Etes-vous sur le Nil, le bateau fait escale en face d’un village, des enfans à demi nus accourent, avec des cris et des gambades. Vous ébauchez le geste de leur lancer une poignée de piastres. On vous en empêche. Un règlement l’interdit. Lisez plutôt la pancarte qui est affichée sur le pont : « Défense de jeter de la monnaie aux enfans, — par respect pour la dignité humaine ! » Pas n’est besoin d’ajouter que ce règlement est anglais et protestant !…

D’un bout à l’autre, vous êtes, pour ainsi dire, tenu en lisières.
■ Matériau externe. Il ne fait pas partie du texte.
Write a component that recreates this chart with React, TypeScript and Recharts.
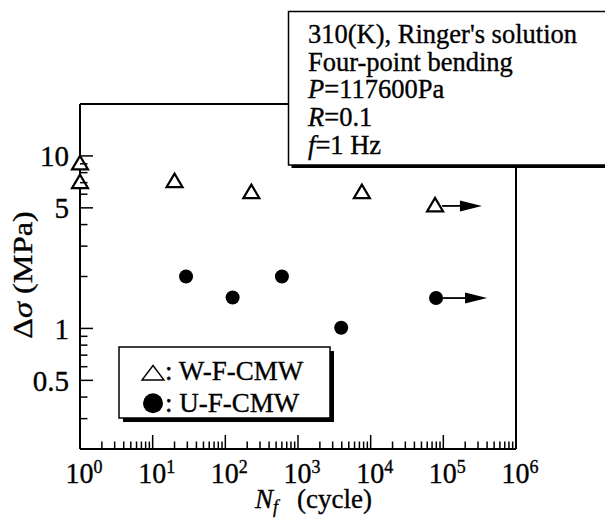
import React from 'react';
import { ScatterChart, Scatter, XAxis, YAxis, ReferenceLine } from 'recharts';

// ---------- data ----------
const wfCycles = [1, 1, 20, 228, 7570, 77000];
const wfStress = [9.0, 7.0, 7.1, 6.13, 6.13, 5.13];
const ufCycles = [28.8, 126, 601, 3930, 79400];
const ufStress = [2.0, 1.51, 2.0, 1.01, 1.5];

// run-out arrows (specimens that did not fail)
const arrowFrom = [77000, 79400];
const arrowTo = [340000, 400000];
const arrowStress = [5.13, 1.5];

const seriesNames = ['W-F-CMW', 'U-F-CMW'];
const xExponents = ['0', '1', '2', '3', '4', '5', '6'];
const yLabels = [0.5, 1, 5, 10];
const infoLines = ["310(K), Ringer's solution", 'Four-point bending', 'P=117600Pa', 'R=0.1', 'f=1 Hz'];

// ---------- derived ----------
const xTicks: number[] = [];
for (let d = 0; d < 6; d++) for (let m = 1; m <= 9; m++) xTicks.push(m * Math.pow(10, d));
xTicks.push(1e6);
const yTicks: number[] = [];
for (let m = 2; m <= 9; m++) yTicks.push(+(m * 0.1).toFixed(1));
for (let m = 1; m <= 9; m++) yTicks.push(m);
yTicks.push(10, 20);

const wfData = wfCycles.map((x, i) => ({ x, y: wfStress[i] }));
const ufData = ufCycles.map((x, i) => ({ x, y: ufStress[i] }));

const FONT = '"Liberation Serif", "Times New Roman", serif';
const W = 605;
const H = 524;
const INK = { fill: '#000', stroke: '#000', strokeWidth: 0.35 };

const isDecade = (v: number) => Math.abs(Math.log10(v) - Math.round(Math.log10(v))) < 1e-9;
const isYLabeled = (v: number) => yLabels.some((l) => Math.abs(l - v) < 1e-9);

const BottomTick = (p: any) => {
  const v = p.payload.value;
  const major = isDecade(v);
  const exp = xExponents[Math.round(Math.log10(v))];
  return (
    <g>
      <line x1={p.x} x2={p.x} y1={p.y} y2={p.y - (major ? 14 : 7.5)} stroke="#000" strokeWidth={1.5} />
      {major && (
        <text
          transform={`translate(${p.x - 14.5},${p.y + 34}) scale(1,1.08)`}
          fontFamily={FONT}
          fontSize={28}
          {...INK}
        >
          10
          <tspan dy={-9.5} fontSize={18}>{exp}</tspan>
        </text>
      )}
    </g>
  );
};

const TopTick = (p: any) => {
  const v = p.payload.value;
  const major = isDecade(v);
  return <line x1={p.x} x2={p.x} y1={p.y} y2={p.y + (major ? 14 : 7.5)} stroke="#000" strokeWidth={1.5} />;
};

const LeftTick = (p: any) => {
  const v = p.payload.value;
  const lab = isYLabeled(v);
  return (
    <g>
      <line x1={p.x} x2={p.x + (lab ? 13 : 7.5)} y1={p.y} y2={p.y} stroke="#000" strokeWidth={1.5} />
      {lab && (
        <text x={p.x - 11} y={p.y} dy="0.36em" textAnchor="end" fontFamily={FONT} fontSize={29} {...INK}>
          {String(v)}
        </text>
      )}
    </g>
  );
};

const RightTick = (p: any) => {
  const v = p.payload.value;
  const lab = isYLabeled(v);
  return <line x1={p.x} x2={p.x - (lab ? 13 : 7.5)} y1={p.y} y2={p.y} stroke="#000" strokeWidth={1.5} />;
};

const TriangleShape = (p: any) => {
  const { cx, cy } = p;
  if (cx == null || cy == null) return null;
  return (
    <polygon
      points={`${cx},${cy - 8} ${cx - 8},${cy + 5.5} ${cx + 8},${cy + 5.5}`}
      fill="#fff"
      stroke="#000"
      strokeWidth={2.2}
      strokeLinejoin="miter"
    />
  );
};

const CircleShape = (p: any) => {
  const { cx, cy } = p;
  if (cx == null || cy == null) return null;
  return <circle cx={cx} cy={cy} r={7} fill="#000" />;
};

const ArrowShape = (p: any) => {
  const { x1, y1, x2 } = p;
  if (x1 == null) return null;
  const y = y1;
  return (
    <g>
      <line x1={x1 + 7} x2={x2 - 18} y1={y} y2={y} stroke="#000" strokeWidth={1.8} />
      <polygon points={`${x2},${y} ${x2 - 22},${y - 5.5} ${x2 - 22},${y + 5.5}`} fill="#000" />
    </g>
  );
};

const axisLineStyle = { stroke: '#000', strokeWidth: 2 };

export default function App() {
  return (
    <div style={{ position: 'absolute', left: 0, top: 0, width: W, height: H, background: '#fff' }}>
      <ScatterChart width={W} height={H} margin={{ top: 103, right: 88, bottom: 74, left: 79 }}>
        <XAxis
          xAxisId="b"
          dataKey="x"
          type="number"
          scale="log"
          domain={[1, 1e6]}
          ticks={xTicks}
          interval={0}
          height={1}
          tickSize={0}
          tickMargin={0}
          tickLine={false}
          axisLine={axisLineStyle}
          tick={BottomTick}
        />
        <XAxis
          xAxisId="t"
          orientation="top"
          dataKey="x"
          type="number"
          scale="log"
          domain={[1, 1e6]}
          ticks={xTicks}
          interval={0}
          height={1}
          tickSize={0}
          tickMargin={0}
          tickLine={false}
          axisLine={axisLineStyle}
          tick={TopTick}
        />
        <YAxis
          yAxisId="l"
          dataKey="y"
          type="number"
          scale="log"
          domain={[0.2, 20]}
          ticks={yTicks}
          interval={0}
          width={1}
          tickSize={0}
          tickMargin={0}
          tickLine={false}
          axisLine={axisLineStyle}
          tick={LeftTick}
        />
        <YAxis
          yAxisId="r"
          orientation="right"
          dataKey="y"
          type="number"
          scale="log"
          domain={[0.2, 20]}
          ticks={yTicks}
          interval={0}
          width={1}
          tickSize={0}
          tickMargin={0}
          tickLine={false}
          axisLine={axisLineStyle}
          tick={RightTick}
        />
        {arrowFrom.map((a, i) => (
          <ReferenceLine
            key={i}
            xAxisId="b"
            yAxisId="l"
            segment={[
              { x: a, y: arrowStress[i] },
              { x: arrowTo[i], y: arrowStress[i] },
            ]}
            ifOverflow="visible"
            shape={ArrowShape}
          />
        ))}
        <Scatter name={seriesNames[0]} data={wfData} xAxisId="b" yAxisId="l" shape={TriangleShape} isAnimationActive={false} />
        <Scatter name={seriesNames[1]} data={ufData} xAxisId="b" yAxisId="l" shape={CircleShape} isAnimationActive={false} />
      </ScatterChart>

      <svg
        width={W}
        height={H}
        style={{ position: 'absolute', left: 0, top: 0, pointerEvents: 'none' }}
        fontFamily={FONT}
      >
        {/* condition box */}
        <rect x={291.5} y={14.5} width={330} height={153.5} fill="#000" />
        <rect x={288.5} y={11.5} width={330} height={153.5} fill="#fff" stroke="#000" strokeWidth={1.5} />
        <text x={308} y={43} fontSize={26.5} {...INK}>{infoLines[0]}</text>
        <text x={308} y={70.7} fontSize={26.5} {...INK}>{infoLines[1]}</text>
        <text x={308} y={98.4} fontSize={26.5} {...INK}>
          <tspan fontStyle="italic">{infoLines[2].slice(0, 1)}</tspan>
          {infoLines[2].slice(1)}
        </text>
        <text x={308} y={126} fontSize={26.5} {...INK}>
          <tspan fontStyle="italic">{infoLines[3].slice(0, 1)}</tspan>
          {infoLines[3].slice(1)}
        </text>
        <text x={308} y={153.7} fontSize={26.5} {...INK}>
          <tspan fontStyle="italic">{infoLines[4].slice(0, 1)}</tspan>
          {infoLines[4].slice(1)}
        </text>

        {/* legend */}
        <rect x={123} y={351} width={211} height={71} fill="#000" />
        <rect x={119} y={347} width={211} height={71} fill="#fff" stroke="#000" strokeWidth={1.5} />
        <polygon points="153,365.5 142,380 164,380" fill="none" stroke="#000" strokeWidth={1.4} />
        <text x={165} y={380} fontSize={27} {...INK}>{': ' + seriesNames[0]}</text>
        <circle cx={153} cy={403.3} r={10} fill="#000" />
        <text x={165} y={411.7} fontSize={27} {...INK}>{': ' + seriesNames[1]}</text>

        {/* x-axis title */}
        <text x={255} y={508} fontSize={27} {...INK}>
          <tspan fontStyle="italic">N</tspan>
          <tspan fontStyle="italic" fontSize={18} dy={5}>f</tspan>
          <tspan x={297} dy={-5}>(cycle)</tspan>
        </text>

        {/* y-axis title */}
        <text
          x={0}
          y={0}
          fontSize={27}
          {...INK}
          textAnchor="middle"
          transform="translate(32 275) scale(1 1.2) rotate(-90)"
        >
          Δ<tspan fontStyle="italic">σ</tspan> (MPa)
        </text>
      </svg>
    </div>
  );
}
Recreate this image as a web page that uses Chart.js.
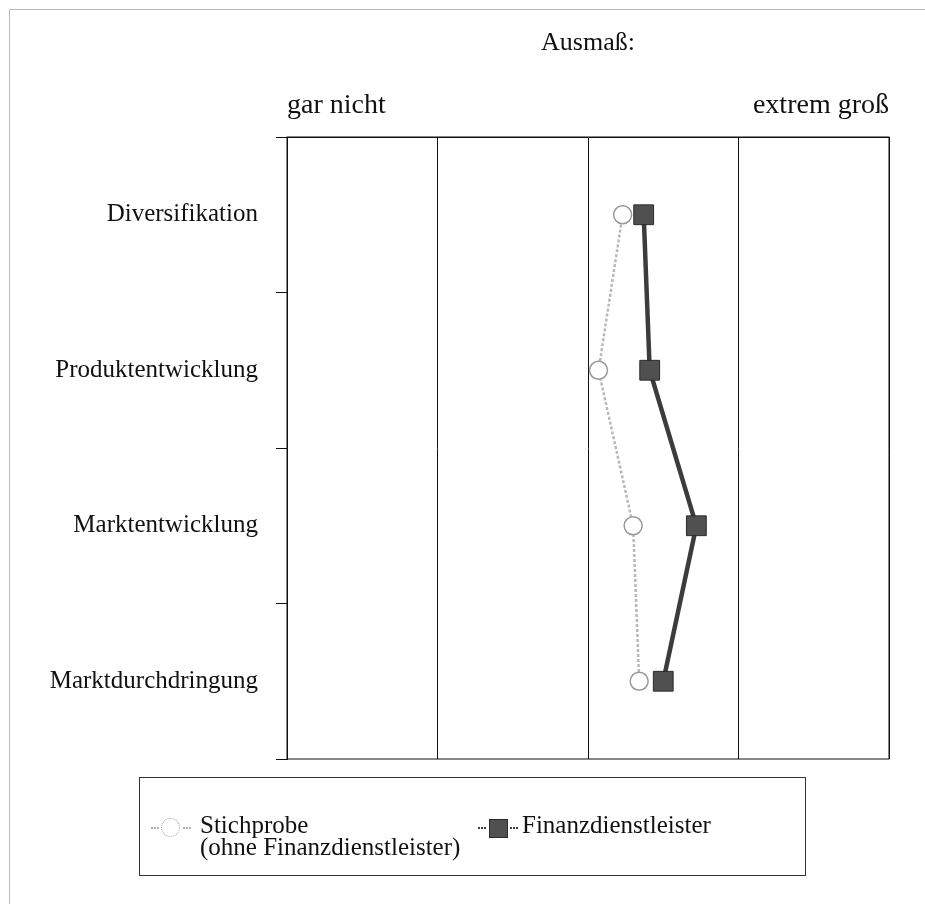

Quand ce ne sont pas les conducteurs des agences, ce sont vos guides et vos drogmans, qui dirigent vos démarches et vos actions, qui vous étourdissent de leurs bavardages et de leurs bonimens, qui jugent en dernier ressort de ce que vous devez voir ou ne pas voir, qui enfin s’interposent perpétuellement entre vous et la réalité. Et ainsi cette réalité vous arrive déformée comme un texte qu’on lit dans une traduction. Les amis, les connaissances, les gens « bien informés » qu’on rencontre là-bas ajoutent leurs gloses aux commentaires des âniers : c’est encore pis. Le texte original s’oblitère davantage. On risque fort de n’y plus rien comprendre. Et comme, après ces excursions toujours trop brèves, on se replonge immédiatement dans l’ambiance cosmopolite des hôtels, le dépaysement devient à peu près impossible. Il faut bien se contenter avec la couleur locale de pacotille qu’on a pu grappiller au passage et qui ne vous apprend pas beaucoup plus que les photographies ou les cartes postales achetées en cours de route. Concluons que les « commodités » des voyages modernes sont très surfaites. Leur but inavoué, c’est d’empêcher de voir les pays qu’on traverse.